Ama sadece kendi tarihimiz de değil. Benim Sümerler ile ilgili de
bir hayalim var. Bu coğrafyada sadece biz yaşamadık. Parayı
Lidyalılar buldu, yazıyı Sümerler. Asurlular benim de memleketim
olan Kayseri’de ticari koloniyi kurdular. Onların da hikayelerine
odaklanmamız gerekiyor. Hem Kayseri hem de Sümerlerle ilgili
çalışıyoruz. Sümer tarihi ile ilgili ders alıyorum.

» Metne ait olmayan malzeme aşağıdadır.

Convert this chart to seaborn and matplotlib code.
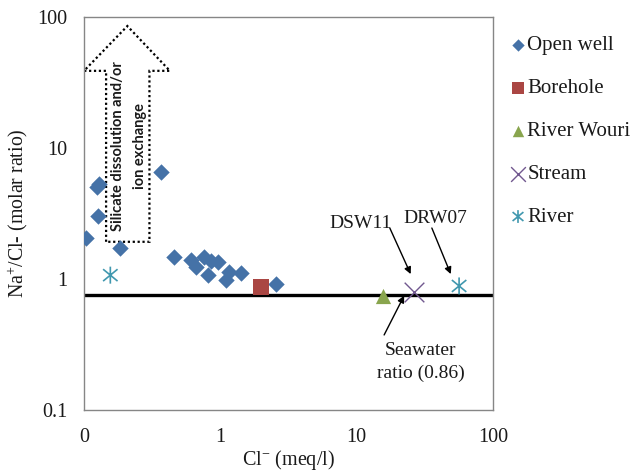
import numpy as np
import pandas as pd
import matplotlib
matplotlib.use("Agg")
import matplotlib.pyplot as plt
import seaborn as sns
from matplotlib.path import Path
from matplotlib.patches import Polygon
from matplotlib.ticker import FixedLocator, FixedFormatter, NullLocator

# ---------------- data ----------------
open_well_cl = [0.103, 0.124, 0.128, 0.126, 0.184, 0.365, 0.46, 0.61, 0.76, 0.66,
                0.855, 0.955, 0.81, 1.16, 1.10, 1.42, 2.58]
open_well_ratio = [2.07, 5.05, 5.35, 3.03, 1.72, 6.6, 1.46, 1.40, 1.48, 1.23,
                   1.38, 1.36, 1.07, 1.14, 0.98, 1.12, 0.92]
borehole_cl = [1.99]
borehole_ratio = [0.865]
wouri_cl = [15.7]
wouri_ratio = [0.74]
stream_cl = [26.4]
stream_ratio = [0.79]
river_cl = [0.156, 56.4]
river_ratio = [1.07, 0.885]

seawater_ratio = 0.76

group_names = ["Open well", "Borehole", "River Wouri", "Stream", "River"]
x_ticks = [0.1, 1, 10, 100]
x_tick_labels = ["0", "1", "10", "100"]
y_ticks = [0.1, 1, 10, 100]
y_tick_labels = ["0.1", "1", "10", "100"]

frames = []
for name, xs, ys in zip(group_names,
                        [open_well_cl, borehole_cl, wouri_cl, stream_cl, river_cl],
                        [open_well_ratio, borehole_ratio, wouri_ratio, stream_ratio, river_ratio]):
    frames.append(pd.DataFrame({"cl": xs, "ratio": ys, "type": name}))
df = pd.concat(frames, ignore_index=True)

# ---------------- style ----------------
sns.set_theme(style="white")
plt.rcParams["font.family"] = ["Liberation Serif", "DejaVu Serif"]
plt.rcParams["mathtext.fontset"] = "custom"
plt.rcParams["mathtext.rm"] = "Liberation Serif"
plt.rcParams["mathtext.it"] = "Liberation Serif"

W, H = 634, 474
fig = plt.figure(figsize=(W / 100, H / 100), dpi=100)
ax = fig.add_axes([84 / W, (H - 410) / H, 409 / W, 393 / H])

asterisk = Path([(0, -1), (0, 1), (-0.85, -0.7), (0.85, 0.7), (-0.85, 0.7), (0.85, -0.7)],
                [Path.MOVETO, Path.LINETO, Path.MOVETO, Path.LINETO, Path.MOVETO, Path.LINETO])

styles = {
    "Open well": dict(marker="D", s=70, color="#4572A7", edgecolor="#4572A7", linewidth=0),
    "Borehole": dict(marker="s", s=125, color="#AA4643", edgecolor="#AA4643", linewidth=0),
    "River Wouri": dict(marker="^", s=120, color="#89A54E", edgecolor="#89A54E", linewidth=0),
    "Stream": dict(marker="x", s=200, color="#71588F", linewidth=1.0),
    "River": dict(marker=asterisk, s=150, color="#4198AF", edgecolor="#4198AF",
                  facecolor="none", linewidth=1.2),
}

for name in group_names:
    sub = df[df["type"] == name]
    sns.scatterplot(data=sub, x="cl", y="ratio", ax=ax, label=name, zorder=3, **styles[name])

ax.axhline(seawater_ratio, color="black", lw=2.4, zorder=2)

ax.set_xscale("log")
ax.set_yscale("log")
ax.set_xlim(0.1, 100)
ax.set_ylim(0.1, 100)
ax.xaxis.set_major_locator(FixedLocator(x_ticks))
ax.xaxis.set_major_formatter(FixedFormatter(x_tick_labels))
ax.yaxis.set_major_locator(FixedLocator(y_ticks))
ax.yaxis.set_major_formatter(FixedFormatter(y_tick_labels))
ax.xaxis.set_minor_locator(NullLocator())
ax.yaxis.set_minor_locator(NullLocator())
ax.tick_params(axis="both", which="major", direction="out", length=5, width=1,
               color="#868686", labelsize=14.5, labelcolor="#1a1a1a")
ax.tick_params(axis="x", pad=8)
ax.tick_params(axis="y", pad=7)
for sp in ax.spines.values():
    sp.set_visible(True)
    sp.set_color("#868686")
    sp.set_linewidth(1)
ax.grid(False)

ax.set_xlabel("Cl$^{-}$ (meq/l)", fontsize=14.5, color="#1a1a1a", labelpad=1)
ax.set_ylabel("Na$^{+}$/Cl- (molar ratio)", fontsize=14.3, color="#1a1a1a", labelpad=5)

# block arrow (dotted outline) in axes fraction
arrow_pts = [(0.054, 0.428), (0.054, 0.863), (0.0, 0.863), (0.106, 0.977),
             (0.210, 0.863), (0.160, 0.863), (0.160, 0.428)]
ax.add_patch(Polygon(arrow_pts, closed=True, transform=ax.transAxes, fill=False,
                     edgecolor="black", linestyle=(0, (1, 1.2)), linewidth=1.6, zorder=1))
ax.text(0.110, 0.672, "Silicate dissolution and/or\nion exchange", transform=ax.transAxes,
        rotation=90, ha="center", va="center", multialignment="center", fontsize=10.5,
        fontweight="bold", family=["Lato", "DejaVu Sans"], linespacing=1.65, color="#1a1a1a")

# annotations
arrowp = dict(arrowstyle="-|>", color="black", lw=1, mutation_scale=10, shrinkA=0, shrinkB=0)
ax.annotate("", xy=(24.9, 1.09), xytext=(17.5, 2.45), arrowprops=arrowp)
ax.text(10.7, 2.63, "DSW11", ha="center", va="center", fontsize=14, color="#1a1a1a")
ax.annotate("", xy=(49, 1.09), xytext=(35.6, 2.45), arrowprops=arrowp)
ax.text(38.0, 2.92, "DRW07", ha="center", va="center", fontsize=14, color="#1a1a1a")
ax.annotate("", xy=(22.3, 0.746), xytext=(15.9, 0.374), arrowprops=arrowp)
ax.text(29.5, 0.232, "Seawater\nratio (0.86)", ha="center", va="center", fontsize=14,
        color="#1a1a1a", linespacing=1.45)

ax.legend(loc="upper left", bbox_to_anchor=(1.0, 1.0), frameon=False,
          fontsize=15, labelspacing=1.12, handlelength=0.6, handletextpad=0.15,
          markerscale=0.75, borderaxespad=0.5, labelcolor="#1a1a1a")

fig.savefig("out.png", dpi=100)
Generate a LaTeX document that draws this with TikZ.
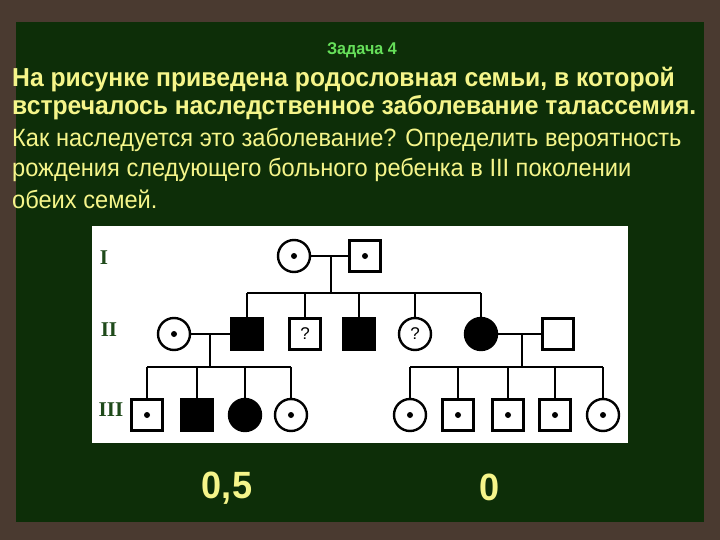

◊ Türk dizi ve sinema sektörü tarihi işler yapmak konusunda
mahirleşti mi?
- Bence mahirleşti. Ama Türkiye’nin en büyük problemi
yeteneklerinin farkında olmaması. Düşünsene 120-130 dakikaya mecbur
ediyorlar ve düşük bütçelerle al yap diyorlar. Başarısız olunca da
‘başarısız’ diye sırtımıza yafta vuruyorlar. Türkiye’de dizi
süreleri kısalır ve bütçeler düzgün hale gelirse dünyada çapında iş
yapacak projeler çıkabilir.
“Game of Thrones” yılda 7 bölüm çekiyor. Bölüm başı 15 milyon dolar
bütçesi var. Haksız rekabet. Buna rağmen Türk dizi sektöründeki
önemli firmalar dizileri dünyaya duyurdu. Türk dizilerini marka
haline getirdiler. O yapım firmalarına ket vurmak yerine önleri
açmalıyız ki bütün dünyaya Türk dizilerini satabilelim.
Ay Yapım’ın, Timur Savcı’nın ve diğer yapımcı abilerin başarılarını
görmezden gelmek olmaz.
Osman Abi (Sınav) anlatmıştı. Kenan İmirzalıoğlu’nun oynadığı “Deli
Yürek”in yurtdışına satılması için sembolik 1 dolar istemiş. 1
dolara Kırgızistan ve Kazakistan’a “Deli Yürek”i göndermiş. Muazzam
bir başarı. Altyapı yok, bütçe yok, yetişmiş eleman sayısı çok az
ama buna rağmen Türk dizi sektörü başarılı oldu.